March 6, 2017
When it comes to a mortgage, Orion’s brokers tell our AEs that there’s a big gap between what their clients think they need in order to get one and the reality of what buyers are successfully doing. In the mortgage market, reality is very often different from perception. Or, for that matter, myth.
Recently the National Association of Realtors issued its 2017 Aspiring Home Buyers Profile report. The report summarized that 39% of non-owners believe they need more than 20% for a down payment on a home, 26% believe they need to put down 15% to 20%, and 22% believe a down payment of 10% to 14% would work.
Orion’s brokers will be interested to learn that when we dig into what actually happened in 2016 we find that most young people buy homes with … less than 5% down. That’s less than one-third of what the average renter had assumed.

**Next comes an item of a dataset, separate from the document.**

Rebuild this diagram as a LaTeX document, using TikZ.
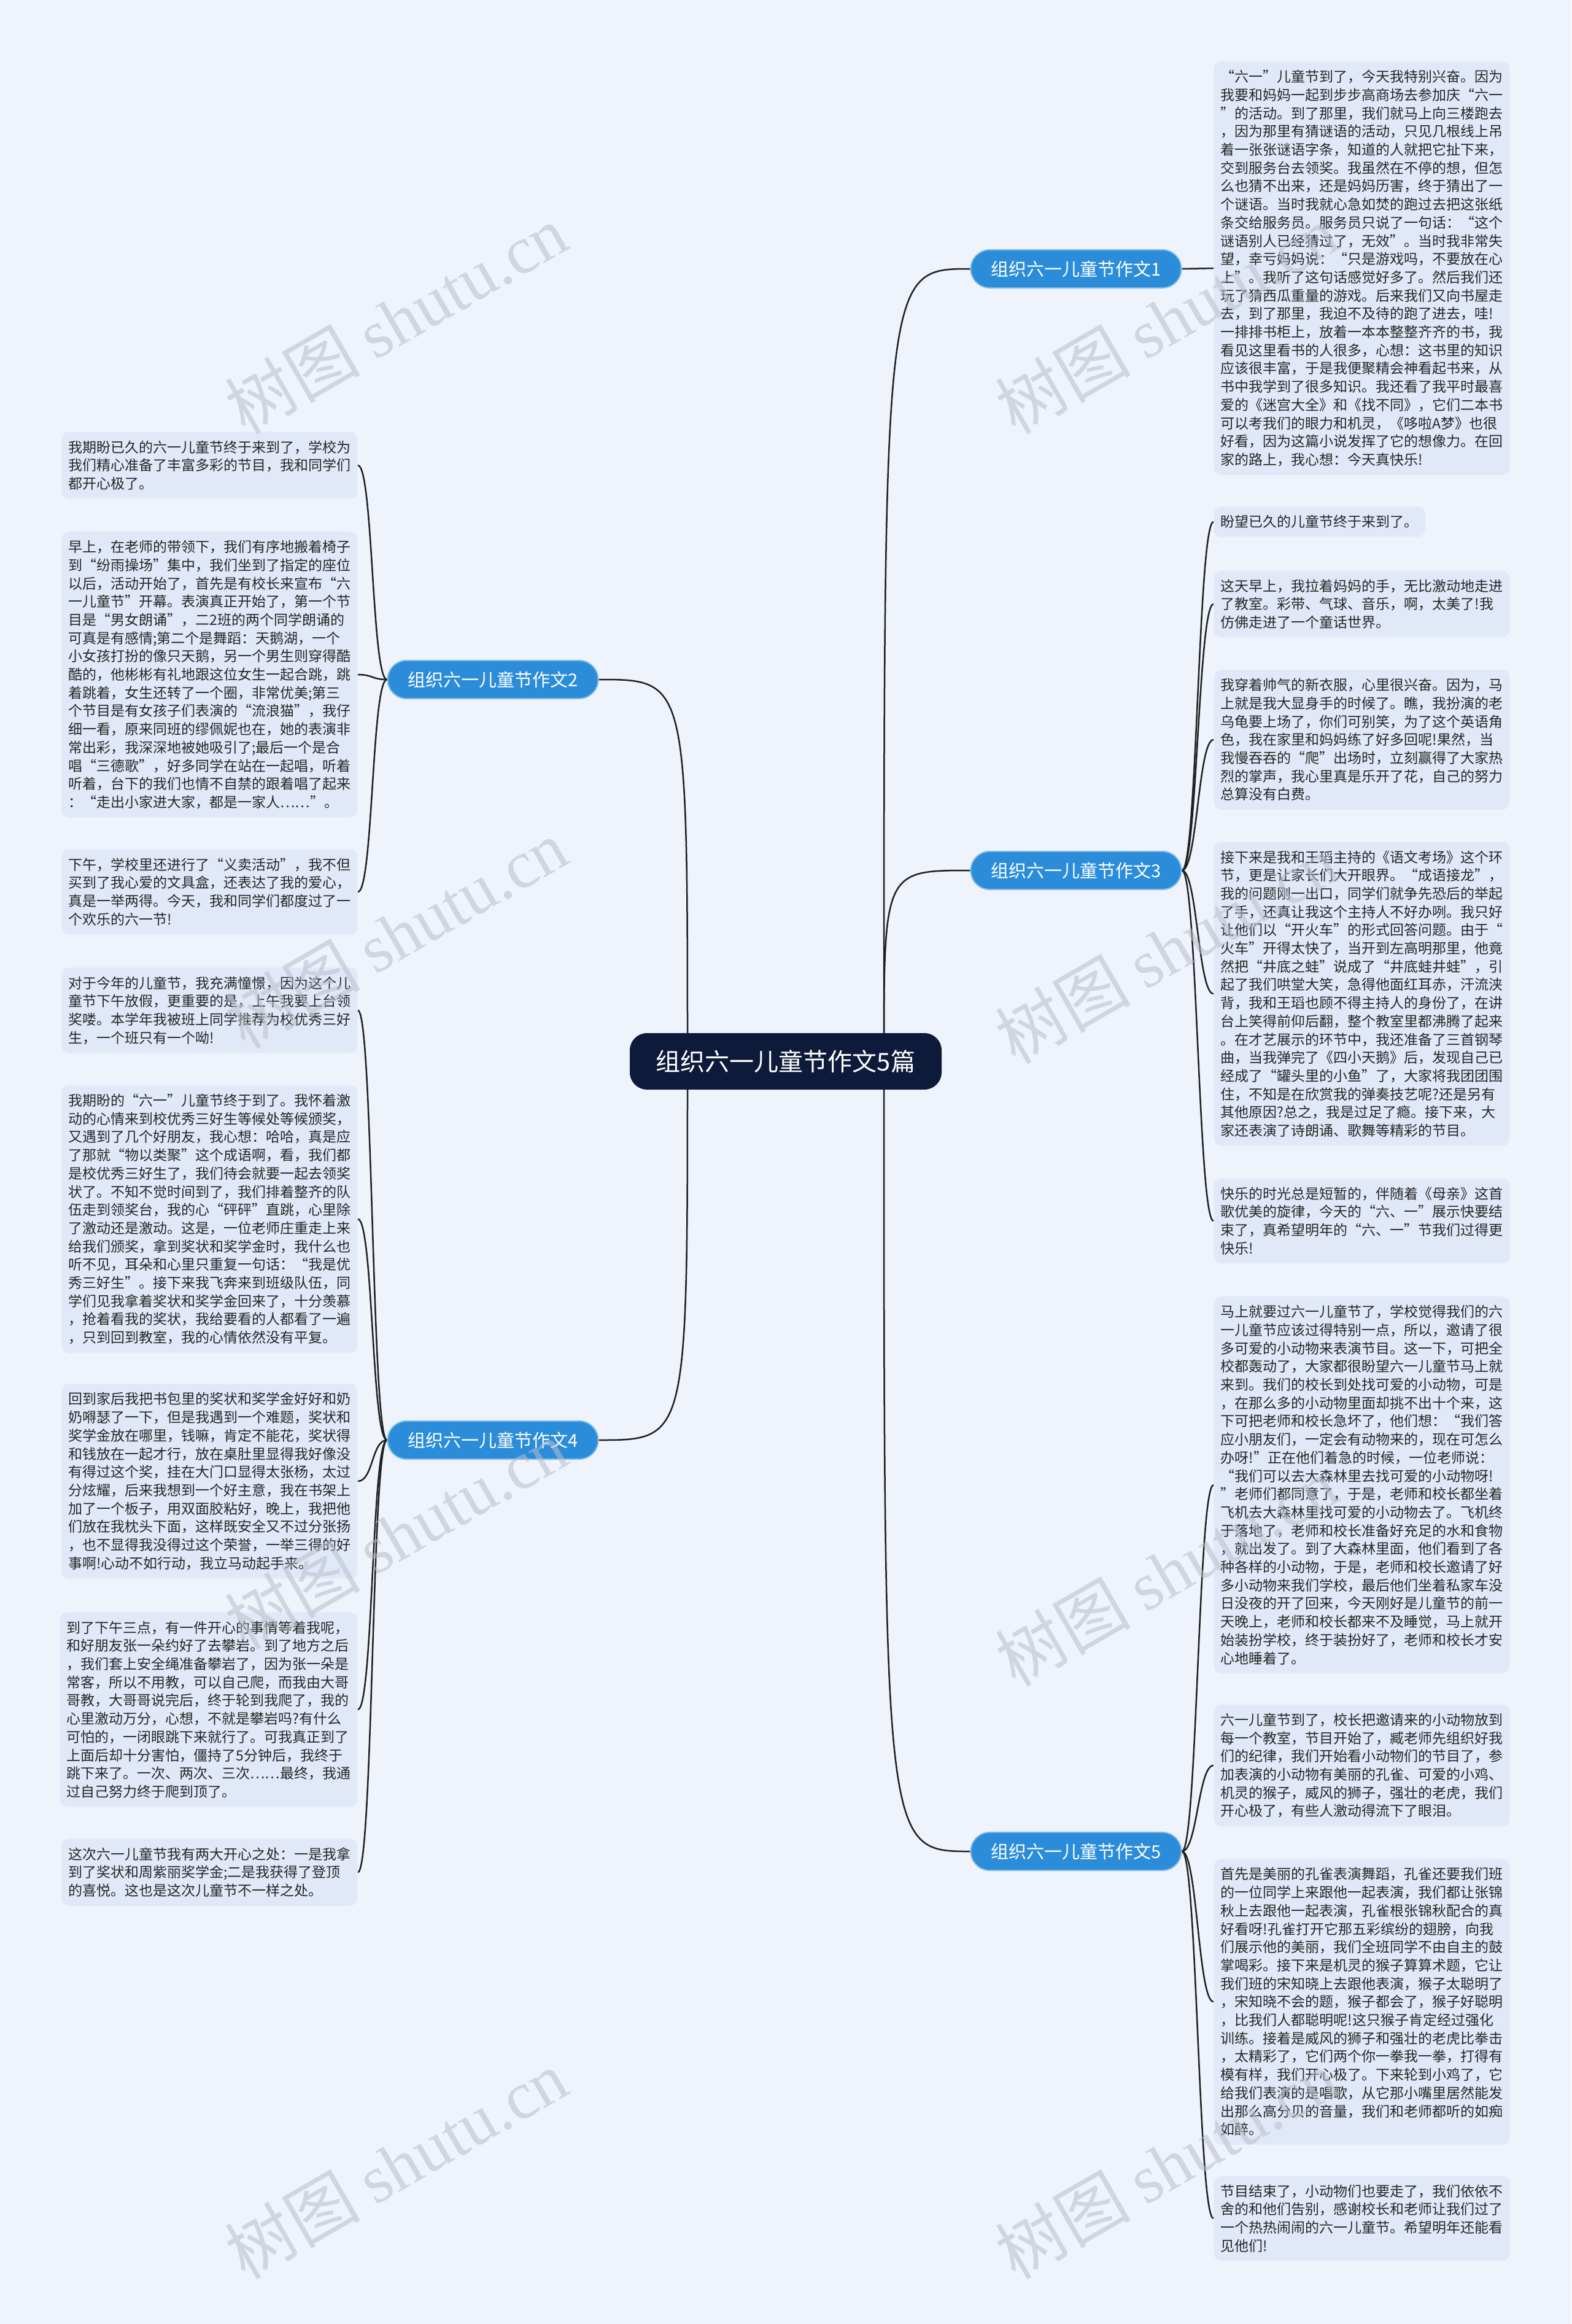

As with many things in life, the most correct answer to the question, “How much you need to put down?” is “it depends.” Our brokers know that it is possible to buy a home with a mortgage with no money down. VA and USDA loans offer the ability to put no money down. Also, there are 3% down payment programs backed by Fannie Mae and Freddie Mac, as well as the traditional 3.5% FHA mortgage that is primarily targeted to first-time buyers.
How are they doing it? Major mortgage products (conforming, FHA, VA, and USDA) represent almost 99% of the mortgages to people under 35 in 2016. And it doesn’t require perfect credit, just fair credit.
These numbers potentially us that for the millennial dreaming of buying a home this year, the borrower needs a FICO score of at least 639 and enough money that they could put down at most 5%. If our broker’s clients live in a typical American town, what they need could be as little as $3,500. And to our experienced brokers that sounds a lot more attainable than most people think.